■ Exercise input
+++

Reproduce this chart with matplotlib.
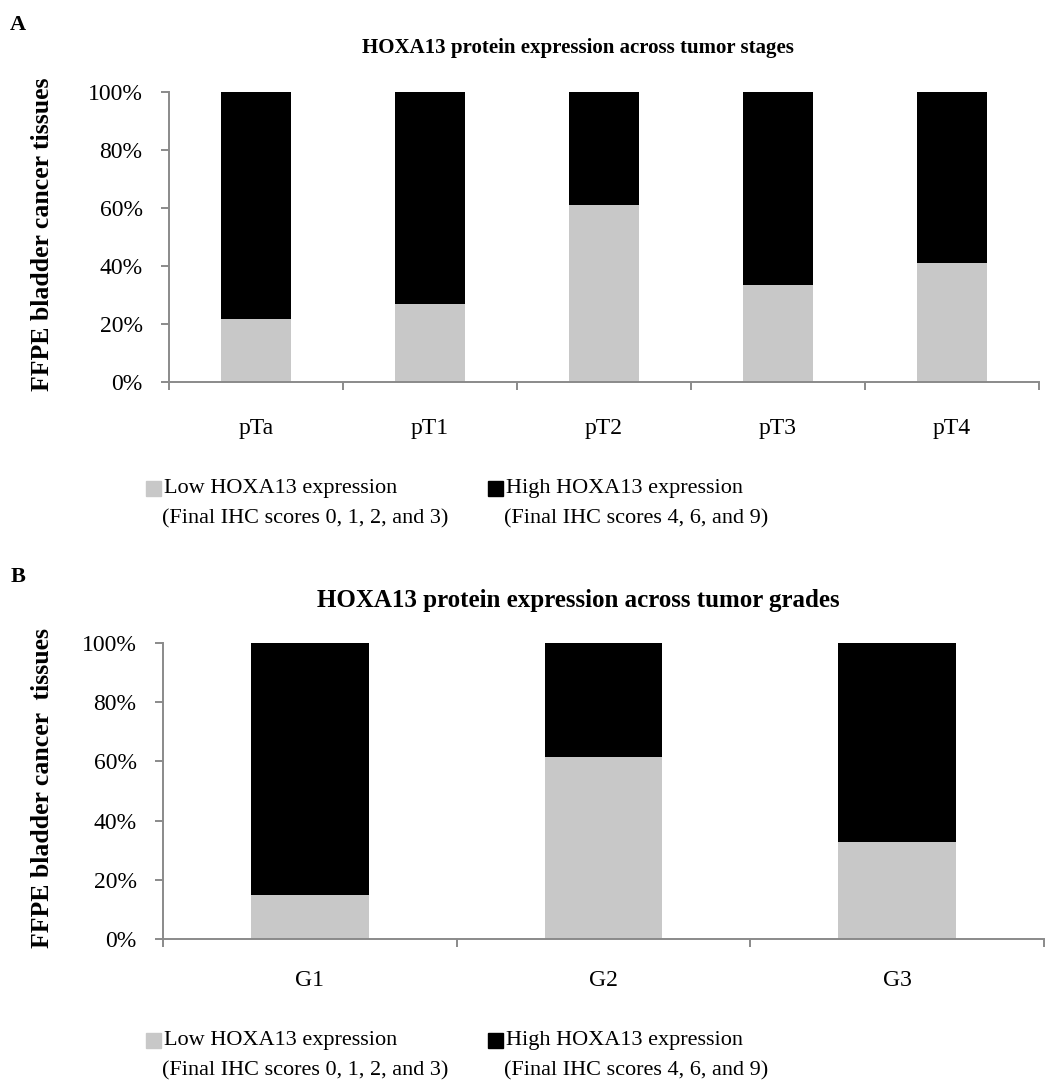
import matplotlib
matplotlib.use('Agg')
import matplotlib.pyplot as plt
import numpy as np
from matplotlib.patches import Rectangle
from matplotlib.ticker import FuncFormatter

plt.rcParams['font.family'] = ['Liberation Serif', 'DejaVu Serif']

W, H = 1054, 1081

# data (percent of tissues)
stages = ['pTa', 'pT1', 'pT2', 'pT3', 'pT4']
low_stage = [21.8, 27.0, 60.9, 33.3, 41.2]
high_stage = [100 - v for v in low_stage]

grades = ['G1', 'G2', 'G3']
low_grade = [15.0, 61.5, 32.7]
high_grade = [100 - v for v in low_grade]

yticks = [0, 20, 40, 60, 80, 100]
low_label = ['Low HOXA13 expression', '(Final IHC scores 0, 1, 2, and 3)']
high_label = ['High HOXA13 expression', '(Final IHC scores 4, 6, and 9)']

low_col = '#c8c8c8'
high_col = '#000000'
axis_col = '#8a8a8a'

fig = plt.figure(figsize=(W / 100, H / 100), dpi=100)


def px_axes(left, top, right, bottom):
    return fig.add_axes([left / W, 1 - bottom / H, (right - left) / W, (bottom - top) / H])


def panel(box, cats, low, high, title, title_size, letter, letter_y, title_y, leg_y, ylabel, xpad):
    ax = px_axes(*box)
    x = np.arange(len(cats))
    ax.bar(x, low, width=0.40, color=low_col, edgecolor='none')
    ax.bar(x, high, width=0.40, bottom=low, color=high_col, edgecolor='none')
    ax.set_xlim(-0.5, len(cats) - 0.5)
    ax.set_ylim(0, 100)
    for s in ['top', 'right']:
        ax.spines[s].set_visible(False)
    for s in ['left', 'bottom']:
        ax.spines[s].set_color(axis_col)
        ax.spines[s].set_linewidth(1.4)
    ax.set_yticks(yticks)
    ax.yaxis.set_major_formatter(FuncFormatter(lambda v, p: '%d%%' % v))
    ax.tick_params(axis='y', length=6, width=1.4, color=axis_col, labelsize=17, pad=13)
    ax.set_xticks(x)
    ax.set_xticklabels(cats)
    ax.tick_params(axis='x', which='major', length=0, labelsize=17, pad=xpad)
    ax.set_xticks(np.arange(len(cats) + 1) - 0.5, minor=True)
    ax.tick_params(axis='x', which='minor', length=6, width=1.4, color=axis_col)

    cy = (box[1] + box[3]) / 2
    fig.text(43 / W, 1 - (cy - 3) / H, ylabel, rotation=90, ha='center', va='center',
             fontsize=18.5, fontweight='bold')
    fig.text(18 / W, 1 - letter_y / H, letter, ha='center', va='center',
             fontsize=16, fontweight='bold')
    fig.text(578 / W, 1 - title_y / H, title, ha='center', va='center',
             fontsize=title_size, fontweight='bold')

    # legend drawn by hand, two lines per entry
    for sx, col, lines in [(146, low_col, low_label), (488, high_col, high_label)]:
        fig.patches.append(Rectangle((sx / W, 1 - (leg_y + 8) / H), 15 / W, 15 / H,
                                     transform=fig.transFigure, color=col))
        fig.text((sx + 18) / W, 1 - leg_y / H, lines[0], ha='left', va='center', fontsize=16)
        fig.text((sx + 16) / W, 1 - (leg_y + 31) / H, lines[1], ha='left', va='center', fontsize=16)
    return ax


panel((169, 92, 1039, 382), stages, low_stage, high_stage,
      'HOXA13 protein expression across tumor stages', 15, 'A', 25, 48, 488,
      'FFPE bladder cancer tissues', 26)
panel((163, 643, 1044, 939), grades, low_grade, high_grade,
      'HOXA13 protein expression across tumor grades', 18, 'B', 577, 600, 1040,
      'FFPE bladder cancer  tissues', 22)

fig.savefig('out.png', dpi=100)
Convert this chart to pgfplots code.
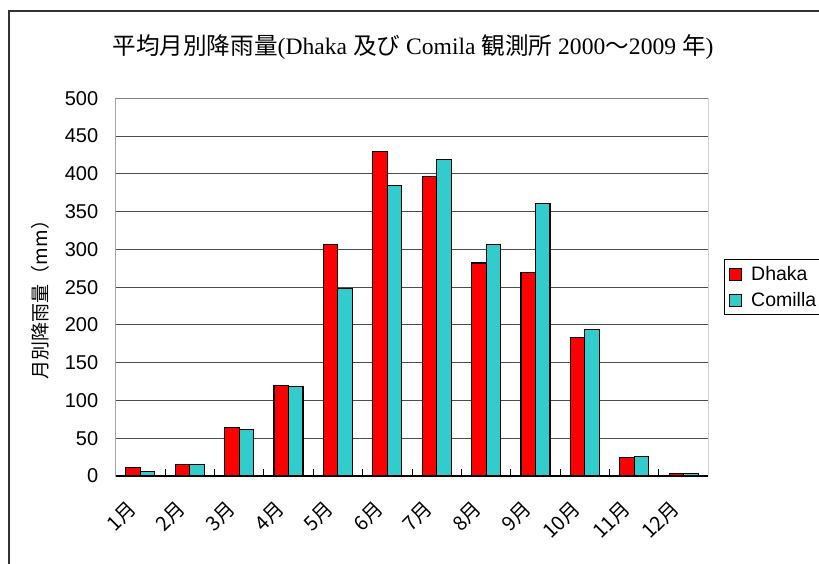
\documentclass[border=0pt]{standalone}
\usepackage{fontspec}
\usepackage{pgfplots}
\pgfplotsset{compat=1.18}
\setmainfont{Liberation Serif}
\newfontfamily\cjk{Noto Sans CJK JP}
\newfontfamily\sans{Liberation Sans}
\definecolor{dhaka}{HTML}{FF0000}
\definecolor{comilla}{HTML}{33CCCC}
\begin{document}
\begin{tikzpicture}[x=1pt,y=1pt]
\useasboundingbox (0,0) rectangle (819,563);
% chart frame (left and top visible)
\draw[line width=1.6pt, black!80] (9,-20) -- (9,552) -- (840,552);
\node[font=\fontsize{23.6}{26}\selectfont, inner sep=0pt] at (413,516)
  {{\cjk 平均月別降雨量}(Dhaka {\cjk 及び} Comila {\cjk 観測所} 2000{\cjk ～}2009 {\cjk 年})};
\node[rotate=90, font=\cjk\fontsize{19}{22}\selectfont, inner sep=0pt] at (40,268) {月別降雨量（mm）};
\begin{axis}[
  at={(115.7pt,87pt)}, anchor=south west,
  scale only axis, width=592.6pt, height=377.7pt,
  ybar, ybar=0pt, bar width=14.5pt,
  xmin=0.5, xmax=12.5, ymin=0, ymax=500,
  enlarge x limits=false,
  ytick={0,50,...,500},
  xtick={1,...,12},
  xticklabels={1月,2月,3月,4月,5月,6月,7月,8月,9月,10月,11月,12月},
  minor xtick={1.5,2.5,...,11.5},
  major x tick style={draw=none},
  major y tick style={draw=none},
  minor tick length=7pt,
  tick align=inside,
  tick pos=left,
  minor tick style={black, line width=0.9pt},
  xticklabel style={font=\cjk\fontsize{20}{22}\selectfont, rotate=45, anchor=north east, inner sep=0pt, xshift=-26pt, yshift=-6pt},
  yticklabel style={font=\sans\fontsize{20}{22}\selectfont, xshift=-14pt},
  /pgf/number format/assume math mode=true,
  ymajorgrids, major grid style={black!70, line width=1.1pt},
  axis line style={draw=none},
  legend style={at={(1.0265,0.5)}, anchor=west, draw=black, line width=0.8pt,
    font=\sans\fontsize{19.5}{22}\selectfont, inner xsep=5pt, inner ysep=5pt,
    row sep=6pt, cells={anchor=west}},
  legend image code/.code={\draw[#1, line width=0.8pt] (0pt,-6pt) rectangle (12pt,6pt);},
]
\addplot[fill=dhaka, draw=black, line width=1.1pt] coordinates {
 (1,11.5) (2,15.4) (3,64) (4,120) (5,306) (6,430) (7,397) (8,282) (9,269) (10,183) (11,24) (12,3)};
\addplot[fill=comilla, draw=black, line width=1.1pt] coordinates {
 (1,6) (2,15.5) (3,62) (4,118) (5,248) (6,385) (7,419) (8,306) (9,361) (10,194) (11,26) (12,3)};
\legend{\hspace{7pt}Dhaka,\hspace{7pt}Comilla}
\draw[black!50, line width=1.3pt] (rel axis cs:0,1) -- (rel axis cs:1,1) -- (rel axis cs:1,0);
\draw[black, line width=1.3pt] (rel axis cs:0,1) -- (rel axis cs:0,0) -- (rel axis cs:1,0);
\end{axis}
\end{tikzpicture}
\end{document}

+++

■ Requirement
Repeat the records word for word. Any picture in them should be left out.

■ Written response
Reproduce this chart with matplotlib.
import matplotlib
matplotlib.use('Agg')
import matplotlib.pyplot as plt
import numpy as np
from matplotlib.patches import Rectangle
from matplotlib.ticker import FuncFormatter

plt.rcParams['font.family'] = ['Liberation Serif', 'DejaVu Serif']

W, H = 1054, 1081

# data (percent of tissues)
stages = ['pTa', 'pT1', 'pT2', 'pT3', 'pT4']
low_stage = [21.8, 27.0, 60.9, 33.3, 41.2]
high_stage = [100 - v for v in low_stage]

grades = ['G1', 'G2', 'G3']
low_grade = [15.0, 61.5, 32.7]
high_grade = [100 - v for v in low_grade]

yticks = [0, 20, 40, 60, 80, 100]
low_label = ['Low HOXA13 expression', '(Final IHC scores 0, 1, 2, and 3)']
high_label = ['High HOXA13 expression', '(Final IHC scores 4, 6, and 9)']

low_col = '#c8c8c8'
high_col = '#000000'
axis_col = '#8a8a8a'

fig = plt.figure(figsize=(W / 100, H / 100), dpi=100)


def px_axes(left, top, right, bottom):
    return fig.add_axes([left / W, 1 - bottom / H, (right - left) / W, (bottom - top) / H])


def panel(box, cats, low, high, title, title_size, letter, letter_y, title_y, leg_y, ylabel, xpad):
    ax = px_axes(*box)
    x = np.arange(len(cats))
    ax.bar(x, low, width=0.40, color=low_col, edgecolor='none')
    ax.bar(x, high, width=0.40, bottom=low, color=high_col, edgecolor='none')
    ax.set_xlim(-0.5, len(cats) - 0.5)
    ax.set_ylim(0, 100)
    for s in ['top', 'right']:
        ax.spines[s].set_visible(False)
    for s in ['left', 'bottom']:
        ax.spines[s].set_color(axis_col)
        ax.spines[s].set_linewidth(1.4)
    ax.set_yticks(yticks)
    ax.yaxis.set_major_formatter(FuncFormatter(lambda v, p: '%d%%' % v))
    ax.tick_params(axis='y', length=6, width=1.4, color=axis_col, labelsize=17, pad=13)
    ax.set_xticks(x)
    ax.set_xticklabels(cats)
    ax.tick_params(axis='x', which='major', length=0, labelsize=17, pad=xpad)
    ax.set_xticks(np.arange(len(cats) + 1) - 0.5, minor=True)
    ax.tick_params(axis='x', which='minor', length=6, width=1.4, color=axis_col)

    cy = (box[1] + box[3]) / 2
    fig.text(43 / W, 1 - (cy - 3) / H, ylabel, rotation=90, ha='center', va='center',
             fontsize=18.5, fontweight='bold')
    fig.text(18 / W, 1 - letter_y / H, letter, ha='center', va='center',
             fontsize=16, fontweight='bold')
    fig.text(578 / W, 1 - title_y / H, title, ha='center', va='center',
             fontsize=title_size, fontweight='bold')

    # legend drawn by hand, two lines per entry
    for sx, col, lines in [(146, low_col, low_label), (488, high_col, high_label)]:
        fig.patches.append(Rectangle((sx / W, 1 - (leg_y + 8) / H), 15 / W, 15 / H,
                                     transform=fig.transFigure, color=col))
        fig.text((sx + 18) / W, 1 - leg_y / H, lines[0], ha='left', va='center', fontsize=16)
        fig.text((sx + 16) / W, 1 - (leg_y + 31) / H, lines[1], ha='left', va='center', fontsize=16)
    return ax


panel((169, 92, 1039, 382), stages, low_stage, high_stage,
      'HOXA13 protein expression across tumor stages', 15, 'A', 25, 48, 488,
      'FFPE bladder cancer tissues', 26)
panel((163, 643, 1044, 939), grades, low_grade, high_grade,
      'HOXA13 protein expression across tumor grades', 18, 'B', 577, 600, 1040,
      'FFPE bladder cancer  tissues', 22)

fig.savefig('out.png', dpi=100)
Convert this chart to pgfplots code.
\documentclass[border=0pt]{standalone}
\usepackage{fontspec}
\usepackage{pgfplots}
\pgfplotsset{compat=1.18}
\setmainfont{Liberation Serif}
\newfontfamily\cjk{Noto Sans CJK JP}
\newfontfamily\sans{Liberation Sans}
\definecolor{dhaka}{HTML}{FF0000}
\definecolor{comilla}{HTML}{33CCCC}
\begin{document}
\begin{tikzpicture}[x=1pt,y=1pt]
\useasboundingbox (0,0) rectangle (819,563);
% chart frame (left and top visible)
\draw[line width=1.6pt, black!80] (9,-20) -- (9,552) -- (840,552);
\node[font=\fontsize{23.6}{26}\selectfont, inner sep=0pt] at (413,516)
  {{\cjk 平均月別降雨量}(Dhaka {\cjk 及び} Comila {\cjk 観測所} 2000{\cjk ～}2009 {\cjk 年})};
\node[rotate=90, font=\cjk\fontsize{19}{22}\selectfont, inner sep=0pt] at (40,268) {月別降雨量（mm）};
\begin{axis}[
  at={(115.7pt,87pt)}, anchor=south west,
  scale only axis, width=592.6pt, height=377.7pt,
  ybar, ybar=0pt, bar width=14.5pt,
  xmin=0.5, xmax=12.5, ymin=0, ymax=500,
  enlarge x limits=false,
  ytick={0,50,...,500},
  xtick={1,...,12},
  xticklabels={1月,2月,3月,4月,5月,6月,7月,8月,9月,10月,11月,12月},
  minor xtick={1.5,2.5,...,11.5},
  major x tick style={draw=none},
  major y tick style={draw=none},
  minor tick length=7pt,
  tick align=inside,
  tick pos=left,
  minor tick style={black, line width=0.9pt},
  xticklabel style={font=\cjk\fontsize{20}{22}\selectfont, rotate=45, anchor=north east, inner sep=0pt, xshift=-26pt, yshift=-6pt},
  yticklabel style={font=\sans\fontsize{20}{22}\selectfont, xshift=-14pt},
  /pgf/number format/assume math mode=true,
  ymajorgrids, major grid style={black!70, line width=1.1pt},
  axis line style={draw=none},
  legend style={at={(1.0265,0.5)}, anchor=west, draw=black, line width=0.8pt,
    font=\sans\fontsize{19.5}{22}\selectfont, inner xsep=5pt, inner ysep=5pt,
    row sep=6pt, cells={anchor=west}},
  legend image code/.code={\draw[#1, line width=0.8pt] (0pt,-6pt) rectangle (12pt,6pt);},
]
\addplot[fill=dhaka, draw=black, line width=1.1pt] coordinates {
 (1,11.5) (2,15.4) (3,64) (4,120) (5,306) (6,430) (7,397) (8,282) (9,269) (10,183) (11,24) (12,3)};
\addplot[fill=comilla, draw=black, line width=1.1pt] coordinates {
 (1,6) (2,15.5) (3,62) (4,118) (5,248) (6,385) (7,419) (8,306) (9,361) (10,194) (11,26) (12,3)};
\legend{\hspace{7pt}Dhaka,\hspace{7pt}Comilla}
\draw[black!50, line width=1.3pt] (rel axis cs:0,1) -- (rel axis cs:1,1) -- (rel axis cs:1,0);
\draw[black, line width=1.3pt] (rel axis cs:0,1) -- (rel axis cs:0,0) -- (rel axis cs:1,0);
\end{axis}
\end{tikzpicture}
\end{document}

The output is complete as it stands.